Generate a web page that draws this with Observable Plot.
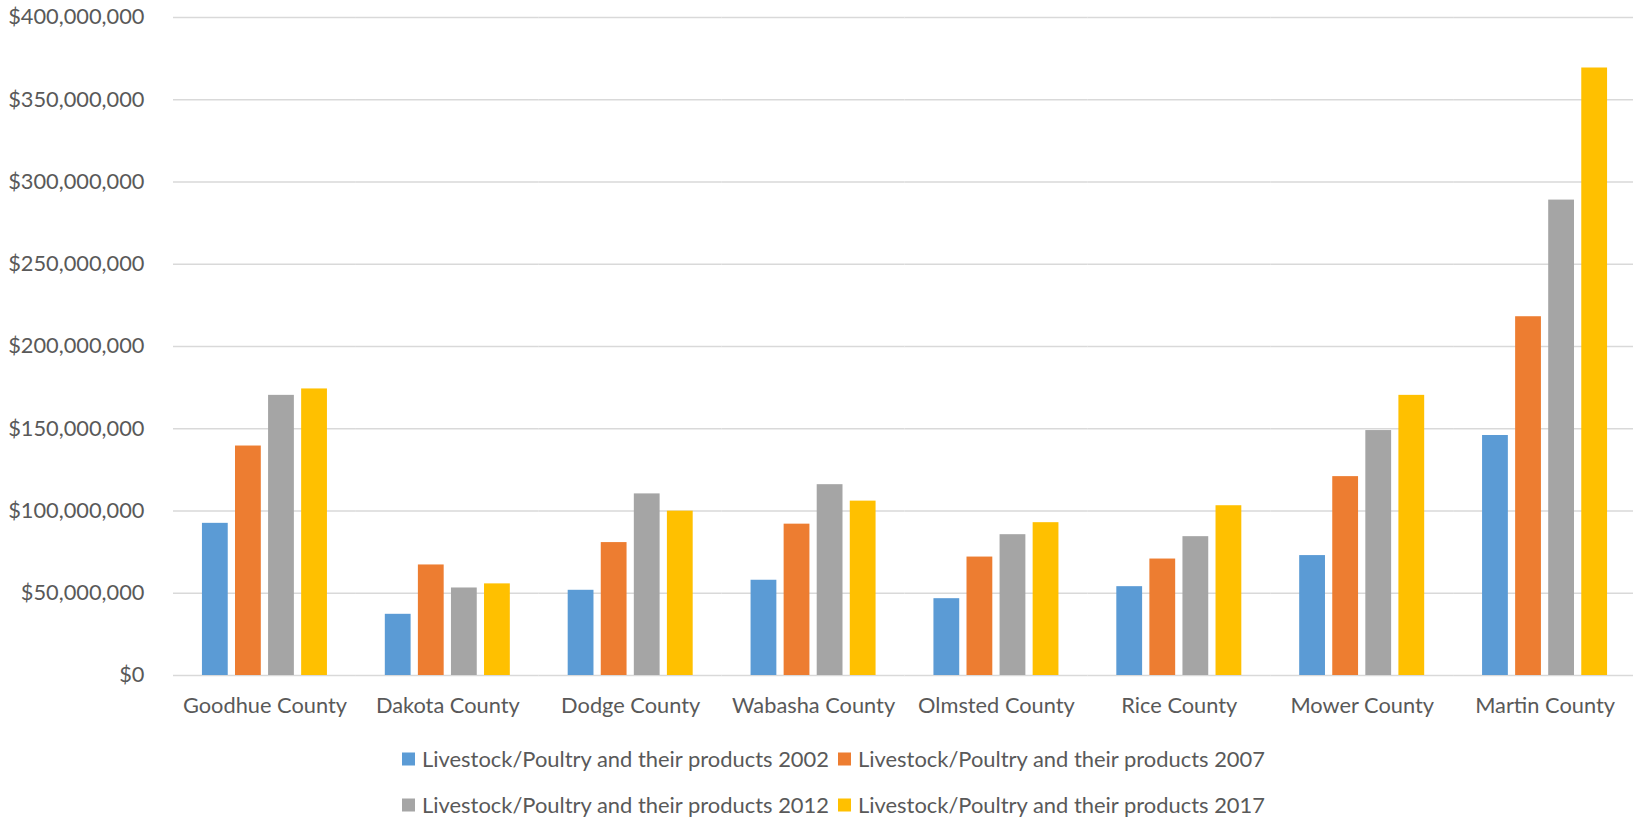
<!DOCTYPE html>
<html>
<head>
<meta charset="utf-8">
<script src="https://cdn.jsdelivr.net/npm/d3@7"></script>
<script src="https://cdn.jsdelivr.net/npm/@observablehq/plot@0.6"></script>
<style>
  html, body { margin: 0; padding: 0; background: #ffffff; }
  #wrap { position: relative; width: 1633px; height: 822px; overflow: hidden; }
</style>
</head>
<body>
<div id="wrap"></div>
<script>
const counties = ["Goodhue County", "Dakota County", "Dodge County", "Wabasha County", "Olmsted County", "Rice County", "Mower County", "Martin County"];
const years = ["2002", "2007", "2012", "2017"];
const seriesLabels = ["Livestock/Poultry and their products 2002", "Livestock/Poultry and their products 2007", "Livestock/Poultry and their products 2012", "Livestock/Poultry and their products 2017"];
const colors = ["#5b9bd5", "#ed7d31", "#a5a5a5", "#ffc000"];
const v2002 = [92.5e6, 37.2e6, 51.8e6, 57.9e6, 46.7e6, 54.0e6, 72.9e6, 145.9e6];
const v2007 = [139.5e6, 67.2e6, 80.8e6, 92.0e6, 72.0e6, 70.8e6, 120.9e6, 218.1e6];
const v2012 = [170.3e6, 53.2e6, 110.4e6, 116.0e6, 85.6e6, 84.4e6, 148.9e6, 289.0e6];
const v2017 = [174.2e6, 55.7e6, 99.9e6, 106.0e6, 92.9e6, 103.2e6, 170.3e6, 369.3e6];
const yTicks = [0, 50e6, 100e6, 150e6, 200e6, 250e6, 300e6, 350e6, 400e6];

const seriesValues = [v2002, v2007, v2012, v2017];
const data = [];
counties.forEach((c, i) => {
  years.forEach((y, j) => {
    data.push({county: c, year: y, value: seriesValues[j][i]});
  });
});

const fmt = d3.format(",");
const chart = Plot.plot({
  width: 1633,
  height: 730,
  marginLeft: 173,
  marginRight: -3,
  marginTop: 17,
  marginBottom: 55,
  style: {fontFamily: "Lato, 'Open Sans', sans-serif", fontSize: "21.8px", color: "#595959", background: "#ffffff", overflow: "visible"},
  fx: {domain: counties, padding: 0, round: false, label: null},
  x: {domain: years, paddingInner: 0.22, paddingOuter: 0.875, round: false, axis: null},
  y: {domain: [0, 400e6], label: null},
  color: {domain: years, range: colors},
  marks: [
    Plot.gridY(yTicks, {stroke: "#d9d9d9", strokeOpacity: 1, strokeWidth: 1.5}),
    Plot.barY(data, {fx: "county", x: "year", y: "value", fill: "year"}),
    Plot.axisY(yTicks, {tickSize: 0, tickPadding: 29, tickFormat: d => "$" + fmt(d), label: null, fill: "#595959"}),
    Plot.axisFx({anchor: "bottom", tickSize: 0, tickPadding: 22.5, label: null, fill: "#595959"})
  ]
});
chart.style.position = "absolute";
chart.style.left = "0px";
chart.style.top = "0px";
document.getElementById("wrap").appendChild(chart);

// Legend (two rows of two items)
const legend = d3.create("svg")
  .attr("width", 1633)
  .attr("height", 92)
  .style("position", "absolute")
  .style("left", "0px")
  .style("top", "730px")
  .style("font-family", "Lato, 'Open Sans', sans-serif");
const colX = [402, 838];
const rowY = [29, 75];
seriesLabels.forEach((label, i) => {
  const cx = colX[i % 2];
  const cy = rowY[Math.floor(i / 2)];
  const g = legend.append("g").attr("transform", `translate(${cx},${cy})`);
  g.append("rect").attr("x", 0).attr("y", -6.5).attr("width", 13).attr("height", 13).attr("fill", colors[i]);
  g.append("text")
    .attr("x", 20)
    .attr("y", 0)
    .attr("dy", "0.36em")
    .attr("fill", "#595959")
    .attr("font-size", "20.8px")
    .attr("textLength", 407)
    .attr("lengthAdjust", "spacingAndGlyphs")
    .text(label);
});
document.getElementById("wrap").appendChild(legend.node());
</script>
</body>
</html>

_REQUIRED TASK_: Every line should be retyped exactly, with the pictures omitted.

_THE OUTPUT_:
Generate a web page that draws this with Observable Plot.
<!DOCTYPE html>
<html>
<head>
<meta charset="utf-8">
<script src="https://cdn.jsdelivr.net/npm/d3@7"></script>
<script src="https://cdn.jsdelivr.net/npm/@observablehq/plot@0.6"></script>
<style>
  html, body { margin: 0; padding: 0; background: #ffffff; }
  #wrap { position: relative; width: 1633px; height: 822px; overflow: hidden; }
</style>
</head>
<body>
<div id="wrap"></div>
<script>
const counties = ["Goodhue County", "Dakota County", "Dodge County", "Wabasha County", "Olmsted County", "Rice County", "Mower County", "Martin County"];
const years = ["2002", "2007", "2012", "2017"];
const seriesLabels = ["Livestock/Poultry and their products 2002", "Livestock/Poultry and their products 2007", "Livestock/Poultry and their products 2012", "Livestock/Poultry and their products 2017"];
const colors = ["#5b9bd5", "#ed7d31", "#a5a5a5", "#ffc000"];
const v2002 = [92.5e6, 37.2e6, 51.8e6, 57.9e6, 46.7e6, 54.0e6, 72.9e6, 145.9e6];
const v2007 = [139.5e6, 67.2e6, 80.8e6, 92.0e6, 72.0e6, 70.8e6, 120.9e6, 218.1e6];
const v2012 = [170.3e6, 53.2e6, 110.4e6, 116.0e6, 85.6e6, 84.4e6, 148.9e6, 289.0e6];
const v2017 = [174.2e6, 55.7e6, 99.9e6, 106.0e6, 92.9e6, 103.2e6, 170.3e6, 369.3e6];
const yTicks = [0, 50e6, 100e6, 150e6, 200e6, 250e6, 300e6, 350e6, 400e6];

const seriesValues = [v2002, v2007, v2012, v2017];
const data = [];
counties.forEach((c, i) => {
  years.forEach((y, j) => {
    data.push({county: c, year: y, value: seriesValues[j][i]});
  });
});

const fmt = d3.format(",");
const chart = Plot.plot({
  width: 1633,
  height: 730,
  marginLeft: 173,
  marginRight: -3,
  marginTop: 17,
  marginBottom: 55,
  style: {fontFamily: "Lato, 'Open Sans', sans-serif", fontSize: "21.8px", color: "#595959", background: "#ffffff", overflow: "visible"},
  fx: {domain: counties, padding: 0, round: false, label: null},
  x: {domain: years, paddingInner: 0.22, paddingOuter: 0.875, round: false, axis: null},
  y: {domain: [0, 400e6], label: null},
  color: {domain: years, range: colors},
  marks: [
    Plot.gridY(yTicks, {stroke: "#d9d9d9", strokeOpacity: 1, strokeWidth: 1.5}),
    Plot.barY(data, {fx: "county", x: "year", y: "value", fill: "year"}),
    Plot.axisY(yTicks, {tickSize: 0, tickPadding: 29, tickFormat: d => "$" + fmt(d), label: null, fill: "#595959"}),
    Plot.axisFx({anchor: "bottom", tickSize: 0, tickPadding: 22.5, label: null, fill: "#595959"})
  ]
});
chart.style.position = "absolute";
chart.style.left = "0px";
chart.style.top = "0px";
document.getElementById("wrap").appendChild(chart);

// Legend (two rows of two items)
const legend = d3.create("svg")
  .attr("width", 1633)
  .attr("height", 92)
  .style("position", "absolute")
  .style("left", "0px")
  .style("top", "730px")
  .style("font-family", "Lato, 'Open Sans', sans-serif");
const colX = [402, 838];
const rowY = [29, 75];
seriesLabels.forEach((label, i) => {
  const cx = colX[i % 2];
  const cy = rowY[Math.floor(i / 2)];
  const g = legend.append("g").attr("transform", `translate(${cx},${cy})`);
  g.append("rect").attr("x", 0).attr("y", -6.5).attr("width", 13).attr("height", 13).attr("fill", colors[i]);
  g.append("text")
    .attr("x", 20)
    .attr("y", 0)
    .attr("dy", "0.36em")
    .attr("fill", "#595959")
    .attr("font-size", "20.8px")
    .attr("textLength", 407)
    .attr("lengthAdjust", "spacingAndGlyphs")
    .text(label);
});
document.getElementById("wrap").appendChild(legend.node());
</script>
</body>
</html>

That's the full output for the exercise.